Australian media reports state that should Hawk cancel Djokovic's visa, the tennis star can still challenge the order but note that the Migration Act grants the government sweeping powers and would be difficult to argue against.

Professor Allan Cheng, a former head of ATAGI, told The Age that prior COVID-19 infection has never been a valid reason to enter Australia as an unvaccinated person. Prof Cheng said that the rule is in place only for people who live in Australia as it is difficult to verify the medical documentation provided by other countries.

"It wasn't because of tennis players that that rule came about. Having had infection for the purposes of crossing the border is not one of those [reasons for an exemption]," Prof Cheng told The Age.

What could also go against Djokovic is the fact that despite testing positive for COVID-19 on December 16, he was pictured interacting with people days after his positive test.

On the day of his positive test, Djokovic attended a public event where the Serbian Post Office released a stamp in his honour.

A day later, Djokovic attended a prize giving ceremony at his tennis academy where he was pictured mask-less around children and adults.

Given that Australians have had to endure one of the harshest lockdowns in the world, the move to allow a vaccine-sceptic millionaire tennis star to enter the country and play in a prestigious tournament while being unvaccinated will reflect poorly on a government which is being attacked by opponents for its mishandling of the entire fiasco.

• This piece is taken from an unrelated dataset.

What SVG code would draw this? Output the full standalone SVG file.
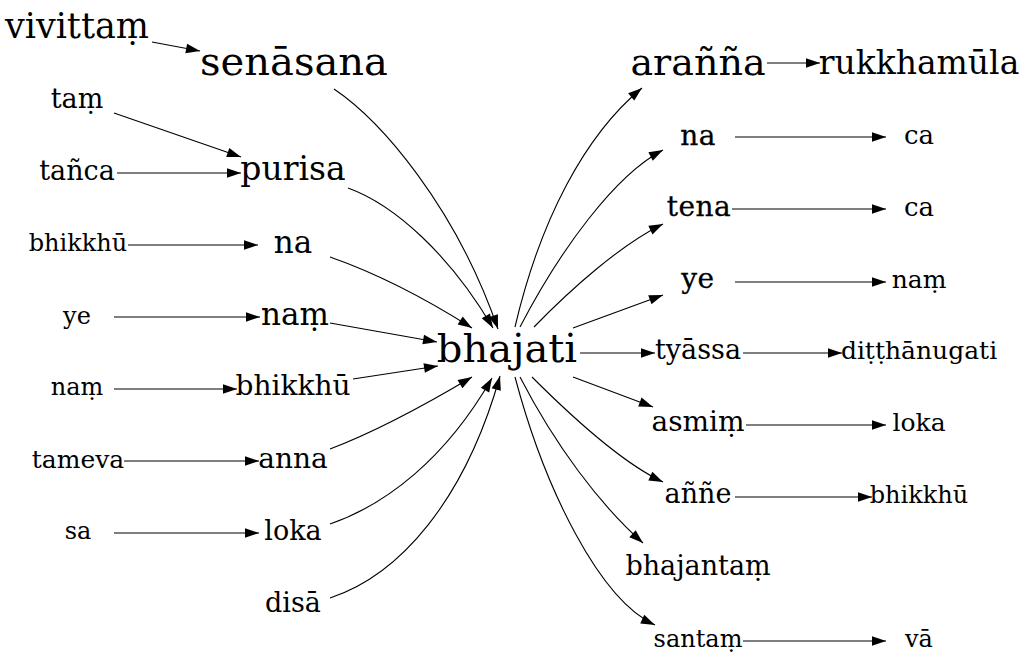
<svg xmlns="http://www.w3.org/2000/svg" width="1027" height="671" viewBox="0 0 1027 671">
<defs>
<marker id="ah" markerUnits="userSpaceOnUse" markerWidth="14" markerHeight="10" refX="14" refY="4.8" orient="auto" overflow="visible">
<path d="M0,0 L14,4.8 L0,9.6 Z" fill="#000"/>
</marker>
<style>
text{font-family:"DejaVu Serif",serif;fill:#000;text-anchor:middle}
.m{stroke:#000;stroke-width:0.3;letter-spacing:0.5px}
.e path{fill:none;stroke:#000;stroke-width:1.1;marker-end:url(#ah)}
</style>
</defs>
<rect width="1027" height="671" fill="#fff"/>
<g class="e" id="edges">
<path d="M152,42 L200,51"/>
<path d="M114,113 L241,157"/>
<path d="M117,173 L241,173"/>
<path d="M128,245 L258,245"/>
<path d="M114,317 L260,317"/>
<path d="M114,389 L237,389"/>
<path d="M124,461 L259,461"/>
<path d="M114,533 L259,533"/>
<path d="M334,89 C380,120 455,205 498,329"/>
<path d="M348,188 C395,205 450,255 493,328"/>
<path d="M330,257 C370,271 420,295 472,328"/>
<path d="M330,323 L437,342"/>
<path d="M353,379 L438,366"/>
<path d="M330,449 C375,432 425,405 472,377"/>
<path d="M330,524 C385,505 445,460 492,378"/>
<path d="M330,598 C400,575 465,500 500,376"/>
<path d="M515,327 C540,220 585,135 642,88"/>
<path d="M520,327 C560,250 615,175 663,150"/>
<path d="M534,327 C570,290 620,245 663,224"/>
<path d="M573,328 L663,295"/>
<path d="M580,353 L655,353"/>
<path d="M573,377 L653,407"/>
<path d="M532,377 C570,415 620,462 663,482"/>
<path d="M520,377 C555,445 600,505 643,543"/>
<path d="M515,377 C545,490 600,600 655,625"/>
<path d="M767,63 L820,63"/>
<path d="M735,137 L886,137"/>
<path d="M732,209 L886,209"/>
<path d="M735,282 L886,282"/>
<path d="M743,353 L842,353"/>
<path d="M746,425 L886,425"/>
<path d="M735,497 L872,497"/>
<path d="M743,641 L886,641"/>
</g>
<g id="n_vivittam"><text x="77" y="38" font-size="35">vivittaṃ</text></g>
<g id="n_tam"><text x="77" y="108" font-size="27">taṃ</text></g>
<g id="n_tanca"><text x="77" y="180" font-size="27">tañca</text></g>
<g id="n_bhikkhu0"><text x="78" y="251" font-size="24">bhikkhū</text></g>
<g id="n_ye0"><text x="77" y="324" font-size="24">ye</text></g>
<g id="n_nam0"><text x="77" y="395" font-size="24">naṃ</text></g>
<g id="n_tameva"><text x="78" y="468" font-size="25">tameva</text></g>
<g id="n_sa"><text x="78" y="539" font-size="24">sa</text></g>
<g id="n_senasana"><text x="294" y="75" font-size="40">senāsana</text></g>
<g id="n_purisa"><text x="293" y="180" font-size="33">purisa</text></g>
<g id="n_na1"><text x="293" y="253" font-size="31">na</text></g>
<g id="n_nam1"><text x="295" y="325" font-size="31">naṃ</text></g>
<g id="n_bhikkhu1"><text x="293" y="395" font-size="28">bhikkhū</text></g>
<g id="n_anna"><text x="293" y="468" font-size="28">anna</text></g>
<g id="n_loka1"><text x="293" y="540" font-size="27">loka</text></g>
<g id="n_disa"><text x="293" y="612" font-size="27">disā</text></g>
<g id="n_bhajati"><text x="507" y="362" font-size="40">bhajati</text></g>
<g id="n_aranna"><text x="698" y="75" font-size="38">arañña</text></g>
<g id="n_na3"><text class="m" x="698" y="145" font-size="28">na</text></g>
<g id="n_tena"><text class="m" x="699" y="216" font-size="28">tena</text></g>
<g id="n_ye3"><text class="m" x="698" y="288" font-size="28">ye</text></g>
<g id="n_tyassa"><text x="698" y="359" font-size="27">tyāssa</text></g>
<g id="n_asmim"><text x="698" y="431" font-size="28">asmiṃ</text></g>
<g id="n_anne"><text x="698" y="503" font-size="27">aññe</text></g>
<g id="n_bhajantam"><text x="698" y="575" font-size="27">bhajantaṃ</text></g>
<g id="n_santam"><text x="698" y="647" font-size="24">santaṃ</text></g>
<g id="n_rukkhamula"><text x="919" y="74" font-size="33">rukkhamūla</text></g>
<g id="n_ca1"><text x="919" y="144" font-size="26">ca</text></g>
<g id="n_ca2"><text x="919" y="216" font-size="26">ca</text></g>
<g id="n_nam4"><text x="919" y="288" font-size="25">naṃ</text></g>
<g id="n_ditthanugati"><text x="919" y="359" font-size="25">diṭṭhānugati</text></g>
<g id="n_loka4"><text x="919" y="431" font-size="25">loka</text></g>
<g id="n_bhikkhu4"><text x="919" y="503" font-size="24">bhikkhū</text></g>
<g id="n_va"><text x="919" y="647" font-size="24">vā</text></g>
</svg>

What Did The Djokovics Say After The Judgement?

Beyond the tweet, Djokovic has said nothing of the whole ordeal. That, however, is not the case with his family who termed Djokovic's legal victory as a win bigger than any of his 20 Grand Slam wins.

"Over the past few days, it's been very, very difficult for everyone in the world who is free thinking. But he is mentally extremely, extremely strong. They took away all his rights his rights, as a human being," Djokovic's father Srdjan said

"He refused to revoke his visa. They gave him no right to prepare his defence for several hours, and they took away his phone. Fortunately they gave him back his phone. He contacted his legal team who mounted a fantastic defence, that they could not match," he added.

However, the family ended the press conference immediately after being asked how Djokovic attended public events on December 16 and 17 after he tested positive for COVID-19.